Leonardo Lanna: Uma opção é fazer piada com quem oprime, e não com quem é oprimido. Uma das funções do humor é contar o ridículo, e o que é ridículo hoje em dia? Ser preconceituoso é ridículo – vamos rir desse cara. Quando teve o caso de estupro coletivo que chocou a sociedade, no dia a gente resolveu não fazer piada nenhuma. Uma semana depois, o Zorra fez um esquete incrível na qual uma mulher chegava e: “Gente gente, Jesus vai ser crucificado”; aí o cara falava “Mas também, olha com que ele anda, olha o jeito que ele se veste. Isso é hora de ficar andando na rua?”. Usaram todos esses argumentos que foram usados, e souberam usar.
Júlia Cavalcanti: A gente está vivendo uma popularização de figuras políticas como Bolsonaro e Trump, que fogem da postura politicamente correta e afirmam um discurso satírico e absurdo. Como vocês acham que o humor influencia na formação política das pessoas?

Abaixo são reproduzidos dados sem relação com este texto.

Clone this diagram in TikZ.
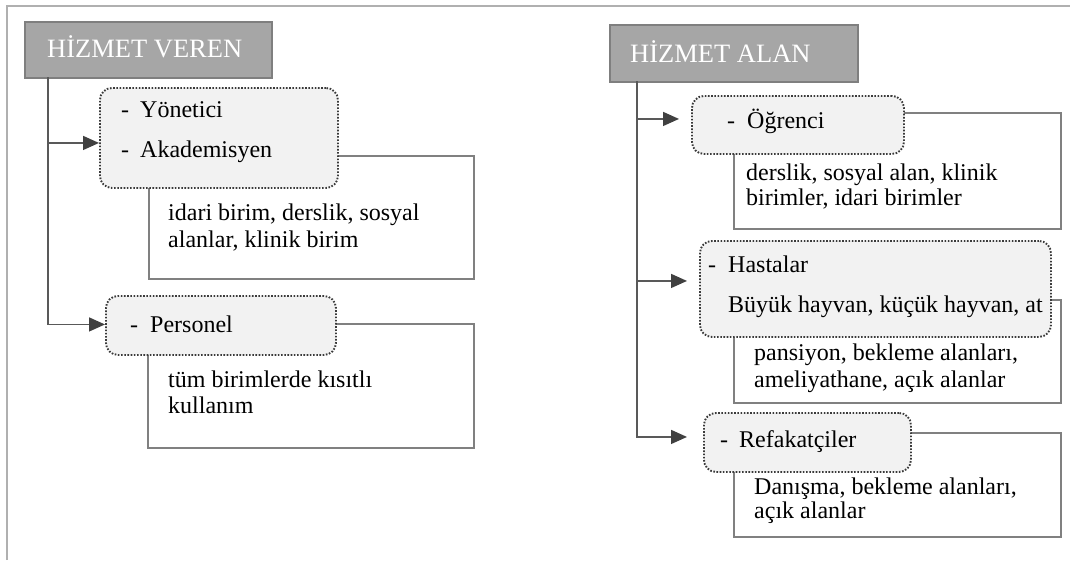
\documentclass[tikz,border=0pt]{standalone}
\usepackage{fontspec}
\setmainfont{Liberation Serif}
\usetikzlibrary{arrows.meta}
\definecolor{hdrfill}{HTML}{A6A6A6}
\definecolor{hdrline}{HTML}{7F7F7F}
\definecolor{rectc}{HTML}{808080}
\definecolor{dotc}{HTML}{3A3A3A}
\definecolor{boxfill}{HTML}{F2F2F2}
\definecolor{connc}{HTML}{595959}
\definecolor{tipc}{HTML}{404040}
\definecolor{framec}{HTML}{B0B0B0}
\begin{document}
\begin{tikzpicture}[x=1pt,y=-1pt,
  hdr/.style={draw=hdrline, line width=2pt, fill=hdrfill, anchor=north west, inner sep=0pt},
  dbox/.style={draw=dotc, line width=1.9pt, dash pattern=on 1.6pt off 1.6pt, fill=boxfill, rounded corners=12pt, anchor=north west, inner sep=0pt},
  rbox/.style={draw=rectc, line width=2pt, anchor=north west, inner sep=0pt},
  txt/.style={anchor=base west, inner sep=0pt, font=\fontsize{24}{27}\selectfont, align=left},
  htxt/.style={anchor=base west, inner sep=0pt, text=white, font=\fontsize{26.5}{30}\selectfont},
  conn/.style={draw=connc, line width=1.5pt},
  arr/.style={conn, -{Triangle[length=16pt,width=14pt,color=tipc]}}]
\useasboundingbox (0,0) rectangle (1070,560);
% outer frame
\draw[framec, line width=2pt] (7,560) -- (7,5.5) -- (1070,5.5);

% ---------- left ----------
\node[hdr, minimum width=247pt, minimum height=56pt] (h1) at (24,21) {};
\node[htxt] (h1t) at (47,57) {HİZMET VEREN};

\node[rbox, minimum width=325pt, minimum height=123pt] (r1) at (148,155) {};
\node[rbox, minimum width=326pt, minimum height=124pt] (r2) at (147,323) {};

\node[dbox, minimum width=238pt, minimum height=100pt] (b1) at (99,87) {};
\node[dbox, minimum width=230pt, minimum height=59pt] (b2) at (105,295) {};

\node[txt] (b1a) at (121,117) {\makebox[19pt][l]{-}Yönetici};
\node[txt] (b1b) at (121,157) {\makebox[19pt][l]{-}Akademisyen};
\node[txt] (b2a) at (130,332) {\makebox[20pt][l]{-}Personel};

\node[txt] (r1t) at (168,220) {idari birim, derslik, sosyal};
\node[txt] (r1u) at (168,247) {alanlar, klinik birim};
\node[txt] (r2t) at (168,387) {tüm birimlerde kısıtlı};
\node[txt] (r2u) at (168,413) {kullanım};

\coordinate (t1) at (48,77);
\draw[arr] (t1) |- ([yshift=-5pt]b1.west);
\draw[arr] (t1) |- ([yshift=1pt]b2.west);

% ---------- right ----------
\node[hdr, minimum width=248pt, minimum height=57pt] (h2) at (609,24) {};
\node[htxt] (h2t) at (630,62) {HİZMET ALAN};

\node[rbox, minimum width=327pt, minimum height=116pt] (r3) at (733,112) {};
\node[rbox, minimum width=327pt, minimum height=103pt] (r4) at (733,299) {};
\node[rbox, minimum width=327pt, minimum height=104pt] (r5) at (733,432) {};

\node[dbox, minimum width=212pt, minimum height=58pt] (b3) at (691,95) {};
\node[dbox, minimum width=351pt, minimum height=96pt] (b4) at (699,240) {};
\node[dbox, minimum width=207pt, minimum height=59pt] (b5) at (703,412) {};

\node[txt] (b3a) at (727,128) {\makebox[20pt][l]{-}Öğrenci};
\node[txt] (b4a) at (708,272) {\makebox[20pt][l]{-}Hastalar};
\node[txt] (b4b) at (728,312) {Büyük hayvan, küçük hayvan, at};
\node[txt] (b5a) at (720,447) {\makebox[19pt][l]{-}Refakatçiler};

\node[txt] (r3t) at (746,180) {derslik, sosyal alan, klinik};
\node[txt] (r3u) at (746,205) {birimler, idari birimler};
\node[txt] (r4t) at (754,360) {pansiyon, bekleme alanları,};
\node[txt] (r4u) at (754,387) {ameliyathane, açık alanlar};
\node[txt] (r5t) at (754,494) {Danışma, bekleme alanları,};
\node[txt] (r5u) at (754,518) {açık alanlar};

\coordinate (t2) at (637,81);
\draw[arr, shorten >=12pt] (t2) |- ([yshift=6pt]b3.west);
\draw[arr, shorten >=12pt] (t2) |- ([yshift=8pt]b4.west);
\draw[arr, shorten >=16pt] (t2) |- ([yshift=5.5pt]b5.west);
\end{tikzpicture}
\end{document}
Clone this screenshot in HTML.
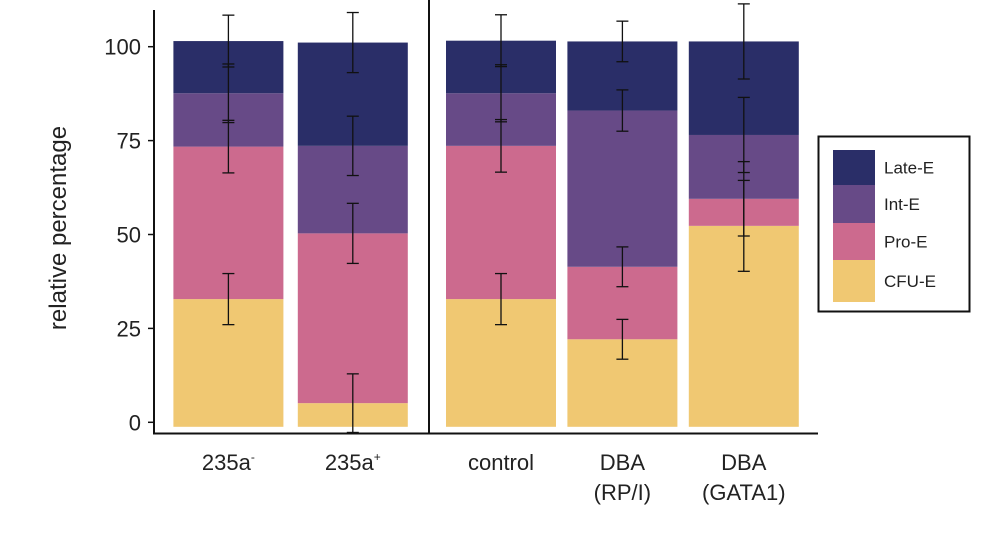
<!DOCTYPE html>
<html><head><meta charset="utf-8"><style>
html,body{margin:0;padding:0;background:#fff}
svg{display:block;font-family:"Liberation Sans",Arial,sans-serif}
</style></head><body>
<svg id="chart" width="998" height="540" xmlns="http://www.w3.org/2000/svg">
  <text x="66" y="228" font-size="24" fill="#222" text-anchor="middle" transform="rotate(-90 66 228)">relative percentage</text>
  <g id="yticks"></g>
  <g id="bars"></g>
  <g id="errs"></g>
  <line x1="154" y1="10" x2="154" y2="434" stroke="#111" stroke-width="2"/>
  <line x1="429" y1="0" x2="429" y2="434" stroke="#111" stroke-width="2"/>
  <line x1="153" y1="433.5" x2="818" y2="433.5" stroke="#111" stroke-width="2"/>
  <g id="xlabels"></g>
  <g>
    <rect x="818.5" y="136.5" width="151" height="175" fill="#fff" stroke="#111" stroke-width="2"/>
    <g id="legend"></g>
  </g>
</svg>
<script>
const categories = ["235a-", "235a+", "control", "DBA (RP/I)", "DBA (GATA1)"];
const seriesNames = ["CFU-E", "Pro-E", "Int-E", "Late-E"];
const cfu  = [34.0, 6.3, 34.0, 23.3, 53.5];
const pro  = [40.6, 45.2, 40.8, 19.3, 7.2];
const intE = [14.2, 23.3, 14.0, 41.6, 17.0];
const late = [13.9, 27.5, 14.0, 18.4, 24.9];
const cfuErr  = [6.8, 7.8, 6.8, 5.3, 12.1];
const proErr  = [7.0, 8.0, 7.0, 5.3, 9.9];
const intErr  = [7.8, 7.9, 7.6, 5.5, 10.0];
const lateErr = [6.9, 8.0, 6.9, 5.4, 10.0];
const yTicks = [0, 25, 50, 75, 100];
const baseline = -1.2;

const NS = "http://www.w3.org/2000/svg";
const colors = ["#f0c872", "#cc6a8e", "#674a87", "#2a2e68"];
function y(v){ return 422.3 - v * 3.756; }
function xc(i){ return i < 2 ? 228.4 + i * 124.4 : 501 + (i - 2) * 121.4; }
const bw = 110;
function mk(tag, attrs, parent){
  const e = document.createElementNS(NS, tag);
  for (const k in attrs) e.setAttribute(k, attrs[k]);
  parent.appendChild(e); return e;
}
const yt = document.getElementById("yticks");
yTicks.forEach(t => {
  const l = mk("line", {x1:148, x2:154, y1:y(t), y2:y(t), stroke:"#111", "stroke-width":1.5}, yt);
  
  
  const tx = mk("text", {x:141, y:y(t)+8, "font-size":22, fill:"#222", "text-anchor":"end"}, yt);
  tx.textContent = t;
  
  
});
const series = [cfu, pro, intE, late];
const errs = [cfuErr, proErr, intErr, lateErr];
const bg = document.getElementById("bars"), eg = document.getElementById("errs");
categories.forEach((c, i) => {
  let cum = baseline;
  series.forEach((s, k) => {
    const top = cum + s[i];
    const r = mk("rect", {x:xc(i)-bw/2, y:y(top), width:bw, height:y(cum)-y(top), fill:colors[k]}, bg);
    
    
    const e = errs[k][i], cx = xc(i);
    const g = mk("g", {stroke:"#111", "stroke-width":1.3}, eg);
    
    
    mk("line", {x1:cx, x2:cx, y1:y(top+e), y2:Math.min(y(top-e), 433)}, g);
    mk("line", {x1:cx-6, x2:cx+6, y1:y(top+e), y2:y(top+e)}, g);
    if (y(top-e) < 433) mk("line", {x1:cx-6, x2:cx+6, y1:y(top-e), y2:y(top-e)}, g);
    cum = top;
  });
});
const xl = document.getElementById("xlabels");
const labelLines = [["235a<tspan font-size='12' dy='-9'>-</tspan>"], ["235a<tspan font-size='12' dy='-9'>+</tspan>"], ["control"], ["DBA","(RP/I)"], ["DBA","(GATA1)"]];
labelLines.forEach((ls, i) => {
  ls.forEach((l, j) => {
    const t = mk("text", {x:xc(i), y:470 + j*30, "font-size":22, fill:"#222", "text-anchor":"middle"}, xl);
    t.innerHTML = l;
    
    
  });
});
const lg = document.getElementById("legend");
const legOrder = [3, 2, 1, 0];
const rowY = [150, 185, 223, 260, 302];
legOrder.forEach((k, r) => {
  const rc = mk("rect", {x:833, y:rowY[r], width:42, height:rowY[r+1]-rowY[r], fill:colors[k]}, lg);
  
  
  const t = mk("text", {x:884, y:(rowY[r]+rowY[r+1])/2 + 6, "font-size":17, fill:"#222"}, lg);
  t.textContent = seriesNames[k];
  
  
});
</script>
</body></html>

Gregório Duvivier: O Bolsonaro, principalmente, surgiu como uma piada, como uma figura que você acha engraçada, maluco. Alguns programas de humor começaram levar ele pra dar entrevista, e essa figura foi crescendo. Dentro das redes sociais, esse cara virou “mito”. Acho que tem uma culpa do humor nesse sentido de ter criado esse monstro. O Trump pareceu uma grande piada no começo, ele reúne todos os clichês, é uma piada ambulante, começou a ganhar espaço e ser levado a sério. É o bufão, aquele do inesperado, do grotesco, aquele que você tem repulsa, mas ao mesmo tempo faz rir. É um perigo um bufão no poder.